Correct. One is physical incapacitation, the other is mental.
"A great democracy has got to be progressive, or it will soon cease to be either great or a democracy..." - TR

"The test of our progress is not whether we add more to the abundance of those who have much; it is whether we provide enough for those who have too little." - FDR
#96
(05-06-2016, 02:49 PM)Brownshoe Wrote: Obviously your definition of rape is far too broad, because if a woman has sex while drunk and consents to it isn't rape. Even if she regrets it later.

Dude, sorry but you are wrong. You can't sign a contract (for something as trivial as) cellular if you are drunk, or if you have been under anesthesia w/in 24 hours. Why? You don't know what you are doing!

So, you clearly can't give consent for sex in those circumstances.


Now, I know some readers are thinking, "Well hell, I'd have never had sex to this day if I hadn't had it with drunk chicks!" And if this is the case, and you know who you are out there, yes Virginia you should have never had sex, you are guilty of rape, and are lucky if you were not charged and convicted.

Sorry for those of you who can only score with a drunk chick, but it isn't cool.

This thread has repeatedly contained posts that answered the threads question with an emphatic, "YES, we do live in a rape culture!"
But then, I knew it would from the moment I saw the thread, and I could have predicted from whom a good many of them would come.

Is this country a few steps ahead of the rape culture in other parts of the world, as some pointed out? Yeah, you bet!

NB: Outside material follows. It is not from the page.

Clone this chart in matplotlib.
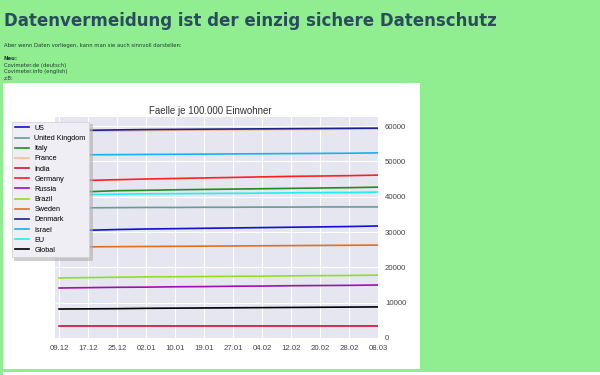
import matplotlib.pyplot as plt
from matplotlib.patches import Rectangle

# x categories (tick labels of the chart)
dates = ["09.12", "17.12", "25.12", "02.01", "10.01", "19.01",
         "27.01", "04.02", "12.02", "20.02", "28.02", "08.03"]

# cases per 100.000 inhabitants
us = [30300, 30500, 30700, 30850, 30950, 31050, 31150, 31250, 31350, 31450, 31550, 31700]
uk = [36800, 36850, 36900, 36950, 36950, 37000, 37000, 37050, 37050, 37100, 37100, 37100]
italy = [41300, 41400, 41700, 41800, 41950, 42050, 42150, 42250, 42350, 42450, 42550, 42700]
france = [58300, 58500, 58600, 58700, 58800, 58850, 58900, 58950, 59000, 59050, 59100, 59150]
india = [3400, 3400, 3400, 3400, 3400, 3400, 3400, 3400, 3400, 3400, 3400, 3400]
germany = [44400, 44600, 44800, 45000, 45150, 45300, 45450, 45600, 45750, 45850, 45950, 46100]
russia = [14150, 14250, 14350, 14400, 14500, 14550, 14650, 14700, 14800, 14850, 14900, 15000]
brazil = [17000, 17100, 17200, 17300, 17350, 17400, 17450, 17500, 17600, 17650, 17700, 17800]
sweden = [25750, 25800, 25850, 25900, 25950, 26000, 26050, 26100, 26150, 26200, 26250, 26300]
denmark = [58600, 58800, 58900, 59000, 59050, 59100, 59150, 59200, 59250, 59300, 59350, 59400]
israel = [51800, 51850, 51900, 51950, 52000, 52050, 52100, 52150, 52200, 52250, 52300, 52400]
eu = [40500, 40600, 40700, 40800, 40850, 40900, 40950, 41000, 41100, 41150, 41200, 41300]
world = [8200, 8250, 8300, 8400, 8450, 8500, 8550, 8600, 8650, 8700, 8750, 8800]

series = [
    ("US", us, "#1010d0"),
    ("United Kingdom", uk, "#6a9a9a"),
    ("Italy", italy, "#228b22"),
    ("France", france, "#f0c090"),
    ("India", india, "#d01030"),
    ("Germany", germany, "#ff2020"),
    ("Russia", russia, "#a010b0"),
    ("Brazil", brazil, "#90e020"),
    ("Sweden", sweden, "#e07020"),
    ("Denmark", denmark, "#20208a"),
    ("Israel", israel, "#1ab0f0"),
    ("EU", eu, "#20f0f0"),
    ("Global", world, "#000000"),
]

W, H = 600, 375
fig = plt.figure(figsize=(6, 3.75), dpi=100)
fig.patch.set_facecolor("#90ee90")


def fx(px):
    return px / W


def fy(py):
    return 1 - py / H


# page text
fig.text(fx(4), fy(21), "Datenvermeidung ist der einzig sichere Datenschutz",
         fontsize=12, fontweight="bold", color="#2a4d5c", va="center")
small = dict(fontsize=3.8, color="#1e3a30", va="center")
fig.text(fx(4), fy(45), "Aber wenn Daten vorliegen, kann man sie auch sinnvoll darstellen:", **small)
fig.text(fx(4), fy(58), "Neu:", fontweight="bold", **small)
fig.text(fx(4), fy(65), "Covimeter.de (deutsch)", **small)
fig.text(fx(4), fy(72), "Covimeter.info (english)", **small)
fig.text(fx(4), fy(79), "z.B:", **small)

# white panels
fig.add_artist(Rectangle((fx(3), fy(369)), fx(417), 286 / H, transform=fig.transFigure,
                         facecolor="white", edgecolor="none", zorder=0))
fig.add_artist(Rectangle((fx(3), 0), fx(597), 3 / H, transform=fig.transFigure,
                         facecolor="white", edgecolor="none", zorder=0))

chart_font = ["Liberation Sans", "DejaVu Sans"]
ax = fig.add_axes([fx(55), fy(338), fx(323), (338 - 117) / H])
ax.set_facecolor("#e5e6f0")
x = list(range(len(dates)))
for name, vals, col in series:
    ax.plot(x, vals, color=col, linewidth=1.2, label=name)

ax.set_xlim(-0.14, 11)
ax.set_ylim(0, 62550)
ax.set_xticks(x)
ax.set_xticklabels(dates)
ax.set_yticks([0, 10000, 20000, 30000, 40000, 50000, 60000])
ax.yaxis.tick_right()
ax.tick_params(length=0, labelsize=5.6, labelcolor="#444444", pad=5)
for lab in ax.get_xticklabels() + ax.get_yticklabels():
    lab.set_family(chart_font)
ax.grid(True, color="white", linewidth=0.8)
ax.set_axisbelow(True)
for s in ax.spines.values():
    s.set_visible(False)
ax.set_title("Faelle je 100.000 Einwohner", fontsize=7, color="#333333", pad=2,
             family=chart_font, x=0.48)

leg = fig.legend(loc="upper left", bbox_to_anchor=(fx(8), fy(118)),
                 prop={"family": chart_font, "size": 5.2}, frameon=True,
                 shadow={"color": "#b0b0b0", "alpha": 0.6}, fancybox=False,
                 handlelength=2.0, labelspacing=0.43, borderpad=0.45,
                 handletextpad=0.7)
leg.get_frame().set_facecolor("#eeeef4")
leg.get_frame().set_edgecolor("#d0d0d0")
leg.get_frame().set_linewidth(0.5)
for line in leg.get_lines():
    line.set_linewidth(1.2)

fig.savefig("out.png", dpi=100, facecolor=fig.get_facecolor())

That is like saying, "I only beat my kids for pleasure on Tuesday, Joe is the real child abuser - he beats his kids four or five times a week for kicks." Or, "I only rob and kill old people with lots of money - hell, some guys just randomly rob and kill anybody."
JOHN ROBERTS: From time to time in the years to come, I hope you will be treated unfairly so that you will come to know the value of justice... I wish you bad luck, again, from time to time so that you will be conscious of the role of chance in life and understand that your success is not completely deserved and that the failure of others is not completely deserved either.
#97
(05-06-2016, 07:59 PM)xxlt Wrote: Dude, sorry but you are wrong. You can't sign a contract (for something as trivial as) cellular if you are drunk, or if you have been under anesthesia w/in 24 hours. Why? You don't know what you are doing!

So, you clearly can't give consent for sex in those circumstances.


Now, I know some readers are thinking, "Well hell, I'd have never had sex to this day if I hadn't had it with drunk chicks!" And if this is the case, and you know who you are out there, yes Virginia you should have never had sex, you are guilty of rape, and are lucky if you were not charged and convicted.

Sorry for those of you who can only score with a drunk chick, but it isn't cool.

This thread has repeatedly contained posts that answered the threads question with an emphatic, "YES, we do live in a rape culture!"
But then, I knew it would from the moment I saw the thread, and I could have predicted from whom a good many of them would come.

Is this country a few steps ahead of the rape culture in other parts of the world, as some pointed out? Yeah, you bet!

That is like saying, "I only beat my kids for pleasure on Tuesday, Joe is the real child abuser - he beats his kids four or five times a week for kicks." Or, "I only rob and kill old people with lots of money - hell, some guys just randomly rob and kill anybody."

Hey you seem to have the answers; maybe you can answer my question; as no one else can:

If a transwoman and transman have drunken sex; which one could charge the other for rape if they both said they were too drunk for consent?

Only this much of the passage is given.